## Exercise requirements:
Give an exact transcription of every line, dropping the images.

## Supplied data:
· · · · ·

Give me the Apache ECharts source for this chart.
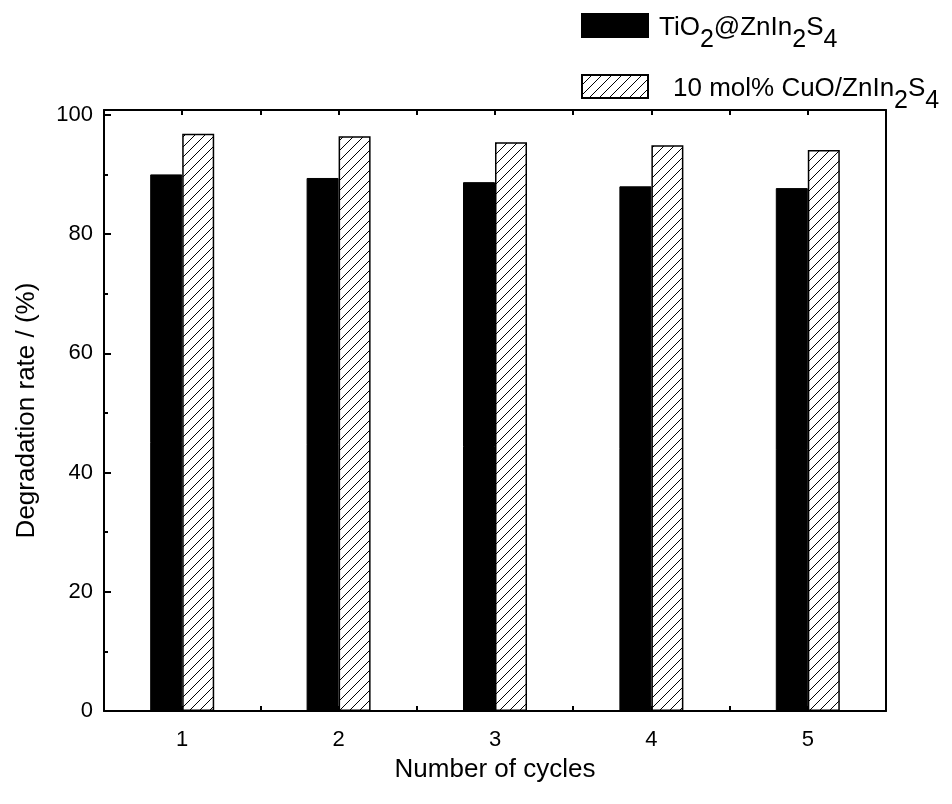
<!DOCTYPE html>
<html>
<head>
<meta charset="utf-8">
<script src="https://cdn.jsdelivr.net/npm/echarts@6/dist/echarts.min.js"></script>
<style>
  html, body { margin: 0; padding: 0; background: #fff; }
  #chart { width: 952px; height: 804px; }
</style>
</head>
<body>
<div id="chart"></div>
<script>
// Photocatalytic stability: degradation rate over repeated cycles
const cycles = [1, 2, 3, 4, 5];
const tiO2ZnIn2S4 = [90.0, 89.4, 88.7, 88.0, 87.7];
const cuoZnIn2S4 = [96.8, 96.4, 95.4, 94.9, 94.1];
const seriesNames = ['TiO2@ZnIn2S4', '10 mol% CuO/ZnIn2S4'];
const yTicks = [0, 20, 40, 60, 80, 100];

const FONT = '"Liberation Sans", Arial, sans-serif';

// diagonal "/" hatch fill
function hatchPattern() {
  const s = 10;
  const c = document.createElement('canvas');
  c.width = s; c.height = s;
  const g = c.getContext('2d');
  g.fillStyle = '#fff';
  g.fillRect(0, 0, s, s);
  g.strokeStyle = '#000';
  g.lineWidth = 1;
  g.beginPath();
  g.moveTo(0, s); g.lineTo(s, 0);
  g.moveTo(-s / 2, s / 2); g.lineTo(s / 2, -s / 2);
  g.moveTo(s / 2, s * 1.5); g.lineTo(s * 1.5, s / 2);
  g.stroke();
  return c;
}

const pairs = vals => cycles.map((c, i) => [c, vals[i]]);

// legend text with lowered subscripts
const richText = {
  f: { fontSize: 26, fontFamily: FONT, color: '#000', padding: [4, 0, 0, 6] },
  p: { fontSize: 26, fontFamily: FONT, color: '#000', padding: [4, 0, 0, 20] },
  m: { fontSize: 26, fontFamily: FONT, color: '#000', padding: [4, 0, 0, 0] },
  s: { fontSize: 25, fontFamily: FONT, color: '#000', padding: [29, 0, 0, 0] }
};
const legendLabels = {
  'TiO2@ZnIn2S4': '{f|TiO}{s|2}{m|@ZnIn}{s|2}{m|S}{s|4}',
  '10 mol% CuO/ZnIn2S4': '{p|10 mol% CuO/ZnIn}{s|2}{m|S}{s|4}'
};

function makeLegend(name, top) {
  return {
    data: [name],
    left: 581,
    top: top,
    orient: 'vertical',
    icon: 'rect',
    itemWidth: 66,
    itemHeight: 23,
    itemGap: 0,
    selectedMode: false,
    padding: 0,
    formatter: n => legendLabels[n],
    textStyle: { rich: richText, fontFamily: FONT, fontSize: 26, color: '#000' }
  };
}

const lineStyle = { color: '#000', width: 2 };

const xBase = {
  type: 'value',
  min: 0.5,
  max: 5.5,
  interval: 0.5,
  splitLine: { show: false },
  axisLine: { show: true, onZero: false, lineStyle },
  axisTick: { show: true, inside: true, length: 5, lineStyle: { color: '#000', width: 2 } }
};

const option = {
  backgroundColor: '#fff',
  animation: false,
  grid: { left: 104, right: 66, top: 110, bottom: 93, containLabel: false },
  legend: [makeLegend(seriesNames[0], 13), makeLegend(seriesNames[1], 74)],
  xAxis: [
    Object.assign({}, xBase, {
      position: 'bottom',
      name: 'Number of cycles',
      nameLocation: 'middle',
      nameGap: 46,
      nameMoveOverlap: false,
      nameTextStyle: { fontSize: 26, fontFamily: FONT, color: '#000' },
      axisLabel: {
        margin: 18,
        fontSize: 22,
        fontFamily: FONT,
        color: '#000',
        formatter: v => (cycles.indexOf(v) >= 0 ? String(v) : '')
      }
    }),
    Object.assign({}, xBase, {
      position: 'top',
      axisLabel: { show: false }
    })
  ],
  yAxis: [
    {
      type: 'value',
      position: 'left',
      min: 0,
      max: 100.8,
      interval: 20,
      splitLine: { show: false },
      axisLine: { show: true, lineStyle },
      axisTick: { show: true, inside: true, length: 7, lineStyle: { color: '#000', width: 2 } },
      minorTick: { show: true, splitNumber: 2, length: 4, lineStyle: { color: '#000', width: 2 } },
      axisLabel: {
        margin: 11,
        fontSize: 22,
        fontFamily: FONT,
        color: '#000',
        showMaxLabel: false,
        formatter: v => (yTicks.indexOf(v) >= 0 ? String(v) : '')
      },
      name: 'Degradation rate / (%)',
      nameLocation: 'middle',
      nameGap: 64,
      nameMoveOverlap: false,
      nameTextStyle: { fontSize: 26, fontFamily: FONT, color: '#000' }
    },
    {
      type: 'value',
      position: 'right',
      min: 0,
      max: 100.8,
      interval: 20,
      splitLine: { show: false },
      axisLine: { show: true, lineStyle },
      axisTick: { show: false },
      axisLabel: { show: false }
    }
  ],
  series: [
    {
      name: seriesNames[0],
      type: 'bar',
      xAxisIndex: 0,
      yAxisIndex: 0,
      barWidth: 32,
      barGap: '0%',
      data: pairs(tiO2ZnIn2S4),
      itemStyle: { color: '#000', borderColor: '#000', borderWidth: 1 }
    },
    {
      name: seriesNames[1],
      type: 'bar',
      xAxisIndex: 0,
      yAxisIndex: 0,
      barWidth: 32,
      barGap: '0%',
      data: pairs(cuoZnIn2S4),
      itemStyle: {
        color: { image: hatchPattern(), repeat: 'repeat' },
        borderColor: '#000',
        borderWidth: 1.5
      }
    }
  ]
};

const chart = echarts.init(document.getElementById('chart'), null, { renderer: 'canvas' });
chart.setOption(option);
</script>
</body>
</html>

· · · · ·

## Final result:
Give me the Apache ECharts source for this chart.
<!DOCTYPE html>
<html>
<head>
<meta charset="utf-8">
<script src="https://cdn.jsdelivr.net/npm/echarts@6/dist/echarts.min.js"></script>
<style>
  html, body { margin: 0; padding: 0; background: #fff; }
  #chart { width: 952px; height: 804px; }
</style>
</head>
<body>
<div id="chart"></div>
<script>
// Photocatalytic stability: degradation rate over repeated cycles
const cycles = [1, 2, 3, 4, 5];
const tiO2ZnIn2S4 = [90.0, 89.4, 88.7, 88.0, 87.7];
const cuoZnIn2S4 = [96.8, 96.4, 95.4, 94.9, 94.1];
const seriesNames = ['TiO2@ZnIn2S4', '10 mol% CuO/ZnIn2S4'];
const yTicks = [0, 20, 40, 60, 80, 100];

const FONT = '"Liberation Sans", Arial, sans-serif';

// diagonal "/" hatch fill
function hatchPattern() {
  const s = 10;
  const c = document.createElement('canvas');
  c.width = s; c.height = s;
  const g = c.getContext('2d');
  g.fillStyle = '#fff';
  g.fillRect(0, 0, s, s);
  g.strokeStyle = '#000';
  g.lineWidth = 1;
  g.beginPath();
  g.moveTo(0, s); g.lineTo(s, 0);
  g.moveTo(-s / 2, s / 2); g.lineTo(s / 2, -s / 2);
  g.moveTo(s / 2, s * 1.5); g.lineTo(s * 1.5, s / 2);
  g.stroke();
  return c;
}

const pairs = vals => cycles.map((c, i) => [c, vals[i]]);

// legend text with lowered subscripts
const richText = {
  f: { fontSize: 26, fontFamily: FONT, color: '#000', padding: [4, 0, 0, 6] },
  p: { fontSize: 26, fontFamily: FONT, color: '#000', padding: [4, 0, 0, 20] },
  m: { fontSize: 26, fontFamily: FONT, color: '#000', padding: [4, 0, 0, 0] },
  s: { fontSize: 25, fontFamily: FONT, color: '#000', padding: [29, 0, 0, 0] }
};
const legendLabels = {
  'TiO2@ZnIn2S4': '{f|TiO}{s|2}{m|@ZnIn}{s|2}{m|S}{s|4}',
  '10 mol% CuO/ZnIn2S4': '{p|10 mol% CuO/ZnIn}{s|2}{m|S}{s|4}'
};

function makeLegend(name, top) {
  return {
    data: [name],
    left: 581,
    top: top,
    orient: 'vertical',
    icon: 'rect',
    itemWidth: 66,
    itemHeight: 23,
    itemGap: 0,
    selectedMode: false,
    padding: 0,
    formatter: n => legendLabels[n],
    textStyle: { rich: richText, fontFamily: FONT, fontSize: 26, color: '#000' }
  };
}

const lineStyle = { color: '#000', width: 2 };

const xBase = {
  type: 'value',
  min: 0.5,
  max: 5.5,
  interval: 0.5,
  splitLine: { show: false },
  axisLine: { show: true, onZero: false, lineStyle },
  axisTick: { show: true, inside: true, length: 5, lineStyle: { color: '#000', width: 2 } }
};

const option = {
  backgroundColor: '#fff',
  animation: false,
  grid: { left: 104, right: 66, top: 110, bottom: 93, containLabel: false },
  legend: [makeLegend(seriesNames[0], 13), makeLegend(seriesNames[1], 74)],
  xAxis: [
    Object.assign({}, xBase, {
      position: 'bottom',
      name: 'Number of cycles',
      nameLocation: 'middle',
      nameGap: 46,
      nameMoveOverlap: false,
      nameTextStyle: { fontSize: 26, fontFamily: FONT, color: '#000' },
      axisLabel: {
        margin: 18,
        fontSize: 22,
        fontFamily: FONT,
        color: '#000',
        formatter: v => (cycles.indexOf(v) >= 0 ? String(v) : '')
      }
    }),
    Object.assign({}, xBase, {
      position: 'top',
      axisLabel: { show: false }
    })
  ],
  yAxis: [
    {
      type: 'value',
      position: 'left',
      min: 0,
      max: 100.8,
      interval: 20,
      splitLine: { show: false },
      axisLine: { show: true, lineStyle },
      axisTick: { show: true, inside: true, length: 7, lineStyle: { color: '#000', width: 2 } },
      minorTick: { show: true, splitNumber: 2, length: 4, lineStyle: { color: '#000', width: 2 } },
      axisLabel: {
        margin: 11,
        fontSize: 22,
        fontFamily: FONT,
        color: '#000',
        showMaxLabel: false,
        formatter: v => (yTicks.indexOf(v) >= 0 ? String(v) : '')
      },
      name: 'Degradation rate / (%)',
      nameLocation: 'middle',
      nameGap: 64,
      nameMoveOverlap: false,
      nameTextStyle: { fontSize: 26, fontFamily: FONT, color: '#000' }
    },
    {
      type: 'value',
      position: 'right',
      min: 0,
      max: 100.8,
      interval: 20,
      splitLine: { show: false },
      axisLine: { show: true, lineStyle },
      axisTick: { show: false },
      axisLabel: { show: false }
    }
  ],
  series: [
    {
      name: seriesNames[0],
      type: 'bar',
      xAxisIndex: 0,
      yAxisIndex: 0,
      barWidth: 32,
      barGap: '0%',
      data: pairs(tiO2ZnIn2S4),
      itemStyle: { color: '#000', borderColor: '#000', borderWidth: 1 }
    },
    {
      name: seriesNames[1],
      type: 'bar',
      xAxisIndex: 0,
      yAxisIndex: 0,
      barWidth: 32,
      barGap: '0%',
      data: pairs(cuoZnIn2S4),
      itemStyle: {
        color: { image: hatchPattern(), repeat: 'repeat' },
        borderColor: '#000',
        borderWidth: 1.5
      }
    }
  ]
};

const chart = echarts.init(document.getElementById('chart'), null, { renderer: 'canvas' });
chart.setOption(option);
</script>
</body>
</html>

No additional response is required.